According to Investopedia, a money market fund is an investment whose objective is to earn interest for shareholders, while maintaining a net asset value of one dollar per share. A money market fund’s portfolio is comprised of short-term securities — meaning they last for less than a year — representing high-quality, liquid debt and monetary instruments. In the United States, money market funds hold more than $3 trillion, making them critical to investors, corporations, municipalities, and the overall economy.
The appeal of money market funds is strong, considering the fact that most offer annual returns of 4 – 6%, compared to the 3% Chinese individuals receive on their bank deposits. The returns have helped money market funds’ assets under management grow almost 15-fold in the past four years to 1.8 trillion yuan, or $306 billion at the end of 2014.

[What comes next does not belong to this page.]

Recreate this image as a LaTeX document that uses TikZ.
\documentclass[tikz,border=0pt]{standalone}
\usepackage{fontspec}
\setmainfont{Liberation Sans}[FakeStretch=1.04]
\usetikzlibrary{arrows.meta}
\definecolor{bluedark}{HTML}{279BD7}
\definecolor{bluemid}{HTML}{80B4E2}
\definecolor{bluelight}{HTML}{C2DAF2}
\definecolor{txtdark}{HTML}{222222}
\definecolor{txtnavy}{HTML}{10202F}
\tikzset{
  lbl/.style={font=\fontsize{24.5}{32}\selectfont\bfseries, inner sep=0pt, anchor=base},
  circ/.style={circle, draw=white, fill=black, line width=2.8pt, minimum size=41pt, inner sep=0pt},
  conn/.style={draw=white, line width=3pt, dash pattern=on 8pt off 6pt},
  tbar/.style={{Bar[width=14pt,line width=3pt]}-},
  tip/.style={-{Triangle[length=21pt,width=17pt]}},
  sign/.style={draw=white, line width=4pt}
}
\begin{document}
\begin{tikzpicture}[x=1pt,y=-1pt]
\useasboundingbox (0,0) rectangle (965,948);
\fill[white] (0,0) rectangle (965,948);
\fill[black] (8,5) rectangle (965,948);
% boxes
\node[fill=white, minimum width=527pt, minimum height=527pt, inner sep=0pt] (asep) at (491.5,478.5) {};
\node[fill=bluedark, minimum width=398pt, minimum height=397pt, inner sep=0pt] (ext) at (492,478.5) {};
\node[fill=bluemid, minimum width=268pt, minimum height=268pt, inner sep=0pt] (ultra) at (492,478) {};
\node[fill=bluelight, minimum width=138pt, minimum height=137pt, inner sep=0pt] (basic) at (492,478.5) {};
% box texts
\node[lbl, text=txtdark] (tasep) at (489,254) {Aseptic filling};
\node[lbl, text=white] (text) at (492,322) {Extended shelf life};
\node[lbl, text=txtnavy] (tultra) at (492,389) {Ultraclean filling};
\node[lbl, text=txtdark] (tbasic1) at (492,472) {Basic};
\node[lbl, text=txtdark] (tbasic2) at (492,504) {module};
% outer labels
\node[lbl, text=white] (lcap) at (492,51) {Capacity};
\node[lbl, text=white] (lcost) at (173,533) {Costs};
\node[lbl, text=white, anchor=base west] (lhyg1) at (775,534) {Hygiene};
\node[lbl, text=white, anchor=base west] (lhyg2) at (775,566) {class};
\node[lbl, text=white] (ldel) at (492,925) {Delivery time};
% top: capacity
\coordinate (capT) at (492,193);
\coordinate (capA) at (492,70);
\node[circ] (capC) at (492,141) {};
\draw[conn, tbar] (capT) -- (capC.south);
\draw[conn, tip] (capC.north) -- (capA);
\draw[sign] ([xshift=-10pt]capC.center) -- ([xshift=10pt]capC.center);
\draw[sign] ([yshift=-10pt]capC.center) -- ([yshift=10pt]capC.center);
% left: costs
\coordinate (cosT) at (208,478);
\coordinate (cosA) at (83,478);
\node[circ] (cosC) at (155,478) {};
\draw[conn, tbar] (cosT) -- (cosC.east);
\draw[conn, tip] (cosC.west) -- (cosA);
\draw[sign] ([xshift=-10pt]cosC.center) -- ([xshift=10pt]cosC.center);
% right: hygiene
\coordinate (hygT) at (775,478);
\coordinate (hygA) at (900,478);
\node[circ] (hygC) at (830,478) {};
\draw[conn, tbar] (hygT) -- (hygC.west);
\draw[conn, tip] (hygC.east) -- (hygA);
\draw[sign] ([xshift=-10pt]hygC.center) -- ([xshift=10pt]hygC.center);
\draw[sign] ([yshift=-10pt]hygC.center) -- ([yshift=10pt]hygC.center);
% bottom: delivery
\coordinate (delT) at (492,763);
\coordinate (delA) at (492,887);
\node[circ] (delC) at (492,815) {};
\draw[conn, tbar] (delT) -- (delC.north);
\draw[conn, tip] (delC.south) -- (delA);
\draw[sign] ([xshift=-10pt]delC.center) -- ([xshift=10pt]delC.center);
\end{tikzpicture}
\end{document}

Although the funds offer high interest rates, Robert Pozen, former chairman of the oldest U.S. mutual fund company, MFS Investment Management, told CNBC that “they are not explaining that in many cases this type of paper is not top quality. This is essentially what we would call primary junk funds in the U.S. — paper that’s usually below investment grade, fluctuates daily in terms of interest rates and from time to time defaults.
“The big risk is selling to relatively unsophisticated investors over the internet who probably do not know what they are getting into. There is a real possibility of loss here.”
Rating agency Fitch has noted that the amount of retail investor cash flowing into the funds is a reason for concern. When markets become stressed, the behavior patterns of retail investors tend to lead to periods of mass fund exodus.
“Do investors in China know what kind of fund they are getting into?” asked Pozen. “I bet a lot of people do not understand those risks.”
He also added that the funds should be properly labeled, and the value of their underlying holdings needs to be “disclosed properly.”